Friday, January 29, 2010

Update January 29 2010

As many of you know, it's my birthday this Sunday. There was a time not too long ago where I had my doubts as to if I would make it to my birthday or not. I am so happy that I am in a position to say that I believe I'll be around for a good long while. Obviously I don't know for sure, and for all I know I could still be in the position I was in earlier on, but I believe and I am acting as if I will be here.

I can't believe it was almost 365 days ago that I celebrated my 40th birthday (many of you were in attendance). That was truly an overwhelming night and one that continues to resonate. This year, I'm celebrating in a more subtle way. Tonight I am going to see the Pee Wee Herman stage show with my friend Josh; and this weekend I will be having dinner / brunch with both sides of my family. I know I say this often, but I am so blessed to have my family and friends. There is no way I could have gotten through this past year without you.

I am feeling much better. My aches and pains have lessened to the point where they are bearable, and having been diagnosed with a sinus infection, that seems to be going away as well (thank goodness). I'm happy this morning. All seems OK with the world :)

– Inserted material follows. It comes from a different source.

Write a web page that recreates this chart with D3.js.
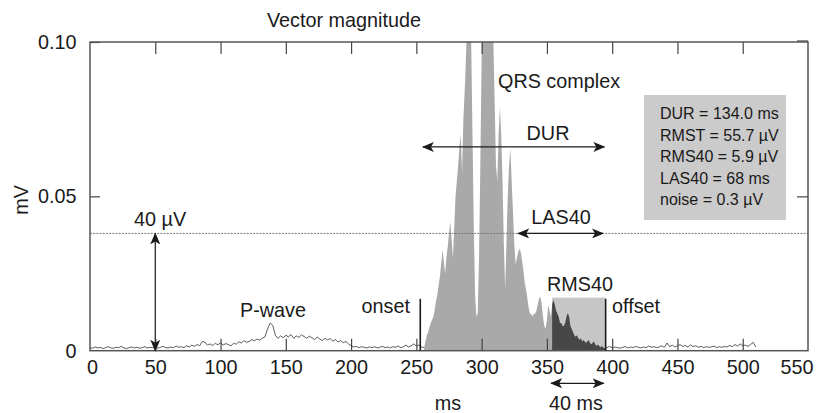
<!DOCTYPE html>
<html><head><meta charset="utf-8">
<script src="https://cdn.jsdelivr.net/npm/d3@7"></script>
<style>
html,body{margin:0;padding:0;background:#fff;}
svg text{font-family:"Liberation Sans",Arial,Helvetica,sans-serif;fill:#1a1a1a;}
</style></head>
<body>
<svg id="chart" width="818" height="413"></svg>
<script>
// ---------------- data ----------------
const xTicks = [0,50,100,150,200,250,300,350,400,450,500,550];
const yTicks = [0,0.05,0.10];
const yTickLabels = ["0","0.05","0.10"];

// pre-QRS noise trace, 0..254 ms every 2 ms (mV)
const preStart = 0, preStep = 2;
const preValues = [
0.0010,0.0008,0.0012,0.0009,0.0011,0.0007,0.0010,0.0013,0.0009,0.0008,
0.0011,0.0010,0.0014,0.0009,0.0007,0.0010,0.0012,0.0009,0.0011,0.0008,
0.0010,0.0013,0.0009,0.0011,0.0010,0.0012,0.0008,0.0011,0.0014,0.0010,
0.0009,0.0012,0.0010,0.0015,0.0011,0.0013,0.0010,0.0016,0.0012,0.0018,
0.0014,0.0020,0.0016,0.0030,0.0028,0.0018,0.0022,0.0017,0.0024,0.0019,
0.0026,0.0018,0.0023,0.0020,0.0016,0.0024,0.0021,0.0029,0.0025,0.0033,
0.0027,0.0030,0.0036,0.0032,0.0038,0.0034,0.0040,0.0045,0.0070,0.0090,
0.0082,0.0050,0.0040,0.0048,0.0042,0.0050,0.0045,0.0052,0.0040,0.0048,
0.0043,0.0051,0.0046,0.0040,0.0047,0.0042,0.0036,0.0044,0.0038,0.0033,
0.0040,0.0035,0.0039,0.0031,0.0036,0.0028,0.0033,0.0026,0.0030,0.0022,
0.0016,0.0012,0.0014,0.0010,0.0013,0.0011,0.0009,0.0012,0.0010,0.0013,
0.0009,0.0011,0.0014,0.0010,0.0012,0.0009,0.0013,0.0011,0.0015,0.0010,
0.0013,0.0018,0.0012,0.0016,0.0022,0.0015,0.0019,0.0012];

// QRS complex, 256..395 ms every 1 ms (mV)
const qrsStart = 256, qrsStep = 1;
const qrsValues = [
0.001,0.003,0.005,0.006,0.0075,0.009,0.010,0.011,0.013,0.016,
0.018,0.021,0.024,0.028,0.0326,0.029,0.025,0.030,0.0337,0.038,
0.0418,0.036,0.030,0.040,0.050,0.055,0.060,0.066,0.070,0.058,
0.075,0.084,0.095,0.110,0.125,0.115,0.100,0.070,0.040,0.018,
0.011,0.012,0.030,0.060,0.095,0.115,0.130,0.140,0.135,0.125,
0.130,0.120,0.110,0.100,0.080,0.060,0.055,0.070,0.079,0.070,
0.055,0.035,0.020,0.035,0.050,0.060,0.0656,0.055,0.045,0.035,
0.028,0.030,0.032,0.033,0.032,0.029,0.026,0.022,0.020,0.017,
0.014,0.012,0.012,0.011,0.012,0.012,0.013,0.015,0.017,0.0175,
0.015,0.011,0.008,0.007,0.010,0.0148,0.013,0.011,0.015,0.0164,
0.015,0.013,0.012,0.011,0.009,0.009,0.008,0.008,0.009,0.011,
0.0121,0.011,0.008,0.007,0.006,0.005,0.0045,0.005,0.004,0.0035,
0.004,0.003,0.0035,0.003,0.0025,0.003,0.0035,0.0025,0.002,0.0025,
0.003,0.002,0.0015,0.002,0.0015,0.001,0.0015,0.001,0.0008,0.0008];

// post-QRS noise trace, 396..510 ms every 2 ms (mV)
const postStart = 396, postStep = 2;
const postValues = [
0.0010,0.0014,0.0009,0.0012,0.0010,0.0008,0.0011,0.0013,0.0009,0.0012,
0.0010,0.0014,0.0011,0.0009,0.0012,0.0010,0.0015,0.0011,0.0013,0.0010,
0.0012,0.0016,0.0011,0.0025,0.0013,0.0018,0.0012,0.0016,0.0020,0.0014,
0.0017,0.0012,0.0019,0.0013,0.0016,0.0011,0.0014,0.0010,0.0013,0.0011,
0.0012,0.0015,0.0010,0.0013,0.0011,0.0014,0.0012,0.0017,0.0013,0.0020,
0.0015,0.0022,0.0016,0.0018,0.0014,0.0020,0.0027,0.0012];

// measurements / annotations
const onsetMs = 253, offsetMs = 395;
const rms40StartMs = 354;
const levelMv = 0.038;          // 40 µV noise-level line
const las40Range = [328, 393];
const durRange = [255, 394];
const durLevel = 0.066;
const rms40BoxTop = 0.0172;
const onsetLineTop = 0.0168;
const stats = ["DUR = 134.0 ms","RMST = 55.7 µV","RMS40 = 5.9 µV","LAS40 = 68 ms","noise = 0.3 µV"];

// ---------------- layout ----------------
const FS = 19.8;
const svg = d3.select("#chart");
const L = 90, R = 808, T = 42, B = 350.7;
const x = d3.scaleLinear().domain([0,550]).range([L,R]);
const y = d3.scaleLinear().domain([0,0.10]).range([B,T]);

const toPts = (start, step, vals) => vals.map((v,i)=>({t:start+i*step, v}));
const pre = toPts(preStart, preStep, preValues);
const qrs = toPts(qrsStart, qrsStep, qrsValues);
const post = toPts(postStart, postStep, postValues);

const defs = svg.append("defs");
defs.append("clipPath").attr("id","clip").append("rect")
  .attr("x",L).attr("y",T).attr("width",R-L).attr("height",B-T);
defs.append("marker").attr("id","arr").attr("viewBox","0 0 12 10")
  .attr("refX",11).attr("refY",5).attr("markerWidth",12).attr("markerHeight",10)
  .attr("markerUnits","userSpaceOnUse").attr("orient","auto-start-reverse")
  .append("path").attr("d","M0,0 L12,5 L0,10 L3,5 Z").attr("fill","#1a1a1a");

const plot = svg.append("g").attr("clip-path","url(#clip)");

// RMS40 box
plot.append("rect")
  .attr("x",x(rms40StartMs)).attr("y",y(rms40BoxTop))
  .attr("width",x(offsetMs)-x(rms40StartMs)).attr("height",B-y(rms40BoxTop))
  .attr("fill","#c6c6c6");

// QRS fill
const area = d3.area().x(d=>x(d.t)).y0(y(0)).y1(d=>y(d.v));
plot.append("path").datum(qrs).attr("d",area).attr("fill","#a9a9a9");
plot.append("path").datum(qrs.filter(d=>d.t>=rms40StartMs)).attr("d",area).attr("fill","#474747");

// noise traces
const line = d3.line().x(d=>x(d.t)).y(d=>y(d.v));
plot.append("path").datum(pre.concat([qrs[0]])).attr("d",line)
  .attr("fill","none").attr("stroke","#333").attr("stroke-width",0.8);
plot.append("path").datum([qrs[qrs.length-1]].concat(post)).attr("d",line)
  .attr("fill","none").attr("stroke","#333").attr("stroke-width",0.8);

// dotted 40 µV level
svg.append("line").attr("x1",L).attr("x2",R).attr("y1",y(levelMv)).attr("y2",y(levelMv))
  .attr("stroke","#777").attr("stroke-width",1).attr("stroke-dasharray","2,1.2");

// axes
const axG = svg.append("g").attr("class","axes");
const fmt = d=>yTickLabels[yTicks.indexOf(d)];
const gB = axG.append("g").attr("transform",`translate(0,${B})`)
  .call(d3.axisBottom(x).tickValues(xTicks).tickSize(-12).tickPadding(9));
const gT = axG.append("g").attr("transform",`translate(0,${T})`)
  .call(d3.axisTop(x).tickValues(xTicks).tickSize(-12).tickFormat(""));
const gL = axG.append("g").attr("transform",`translate(${L},0)`)
  .call(d3.axisLeft(y).tickValues(yTicks).tickSize(-10).tickPadding(13.5).tickFormat(fmt));
const gR = axG.append("g").attr("transform",`translate(${R},0)`)
  .call(d3.axisRight(y).tickValues([0.05,0.10]).tickSize(-11).tickFormat(""));
[gB,gT,gL,gR].forEach(g=>{
  g.select(".domain").remove();
  g.selectAll(".tick line").attr("stroke","#444").attr("stroke-width",1.2);
  g.selectAll("text").attr("font-size",FS).attr("fill","#1a1a1a")
    .attr("font-family",'"Liberation Sans",Arial,sans-serif');
});
gL.selectAll(".tick").filter(d=>d===0).select("line").remove();
gB.selectAll(".tick").filter(d=>d===0||d===550).select("line").remove();
gT.selectAll(".tick").filter(d=>d===0||d===550).select("line").remove();
gB.selectAll(".tick").filter(d=>d===550).select("text").attr("text-anchor","end").attr("x",5);
gB.selectAll(".tick").filter(d=>d===0).select("text").attr("x",2);
gR.selectAll(".tick").filter(d=>d===0.10).select("line").attr("transform","translate(0,-1.5)");

// frame
svg.append("rect").attr("x",L).attr("y",T).attr("width",R-L).attr("height",B-T)
  .attr("fill","none").attr("stroke","#555").attr("stroke-width",1.5);

// onset / offset lines
[onsetMs, offsetMs].forEach(t=>{
  svg.append("line").attr("x1",x(t)).attr("x2",x(t)).attr("y1",y(onsetLineTop)).attr("y2",B)
    .attr("stroke","#1a1a1a").attr("stroke-width",1.6);
});

// arrows
function arrow(x1,y1,x2,y2){
  svg.append("line").attr("x1",x1).attr("y1",y1).attr("x2",x2).attr("y2",y2)
    .attr("stroke","#1a1a1a").attr("stroke-width",1.2)
    .attr("marker-start","url(#arr)").attr("marker-end","url(#arr)");
}
arrow(x(durRange[0]), y(durLevel), x(durRange[1]), y(durLevel));
arrow(x(las40Range[0]), y(levelMv), x(las40Range[1]), y(levelMv));
arrow(x(50), y(levelMv), x(50), y(0));
arrow(x(rms40StartMs)-1, 383.3, x(offsetMs)-2, 383.3);

// texts
function txt(s, tx, ty, anchor, size){
  return svg.append("text").attr("x",tx).attr("y",ty).attr("text-anchor",anchor||"start")
    .attr("font-size",size||FS).text(s);
}
txt("Vector magnitude", 344, 27, "middle");
txt("QRS complex", 498, 88, "start");
txt("DUR", 548, 140, "middle");
txt("LAS40", 561, 224, "middle");
txt("RMS40", 580, 291, "middle");
txt("onset", 410, 313, "end");
txt("offset", 612, 313, "start");
txt("P-wave", 240, 317, "start");
txt("40 µV", 134, 226, "start");
txt("ms", 448, 410, "middle");
txt("40 ms", 576, 410, "middle");
svg.append("text").attr("transform","translate(28,200) rotate(-90)")
  .attr("text-anchor","middle").attr("font-size",FS).text("mV");

// stats box
svg.append("rect").attr("x",644).attr("y",95).attr("width",142).attr("height",125).attr("fill","#cbcbcb");
stats.forEach((s,i)=>txt(s, 660, 119+i*21.6, "start", 16));
</script>
</body></html>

Saturday, January 23, 2010

Update Saturday January 23

A short update to let everyone know how I am and what's been going on:

I have been suffering from a head cold for about a week now which I couldn't shake. Combined with the rainy weather, this has made things uncomfortable for me. I've also been dealing with arthritis like aches and pains, and general fatigue. So, all in all, I've been feeling pretty crappy as of late.

I don't have any news regarding the tests or progress regarding the upcoming treatment in Houston. So far as I know, everything is the way they expected it to be. If I hear anything specific, I will let you know here.

Thanks for your concern :)

Sunday, January 17, 2010

Update January 17 2010

I watched a remarkable documentary on PBS exploring how the Beatles helped to bring down the Soviet Union. The extent to which kids in the USSR went to listen to the Beatles, and to Rock in general, is amazing and touching. Music is perhaps the single most powerful communication humans have, and the way it influences is astonishing. I know for me music is as vital as breathing. We take access to music for granted, but it wasn't always so...

I have also been watching the devastation in Haiti. It is so heartbreaking I can't watch anymore; I have to change the channel. There are many ways to donate; please give something, even old clothes, if you can. Also it's a good reminder to take a look round your home and see if you are prepared for a quake (if you live in So Cal or other earthquake prone climes). This concludes today's Public Service Announcements; we now return to regularly scheduled programing...

In personal news, I feel good in general. Still more tired then I'd like to be. I'm in the process of having a lot of blood tests and such to see how my body is reacting to the treatment I had in November. So far, so good. Everything is apparently as it should be. If anything changes I'll let you know.

Wednesday, January 6, 2010

Update January 4th 2010

I've found it very difficult to write anything lately. It feels very daunting to sit down and try to write down my thoughts. I know many of you have been concerned because there has been no regular updates. While I was feeling extremely fatigued for a while, I am feeling better. In terms of my treatment, I will be going in for some scheduled blood work over the next weeks, but there's nothing really scheduled until I go back to Houston in March.

I was feeling very tired and out of it for a while, but I seem to be getting some energy back little by little, and I'm certainly not as out of it as I have been. However, everything feels like such a big deal lately - I mean, doing things as opposed to doing nothing. I'm not sure if that is because I am actually physically tired (which I have been), or because I'm depressed (which I am as well), or something else (when I say I'm depressed, I mean chemically. I'm not sad; there's a difference). Anyway, there it is.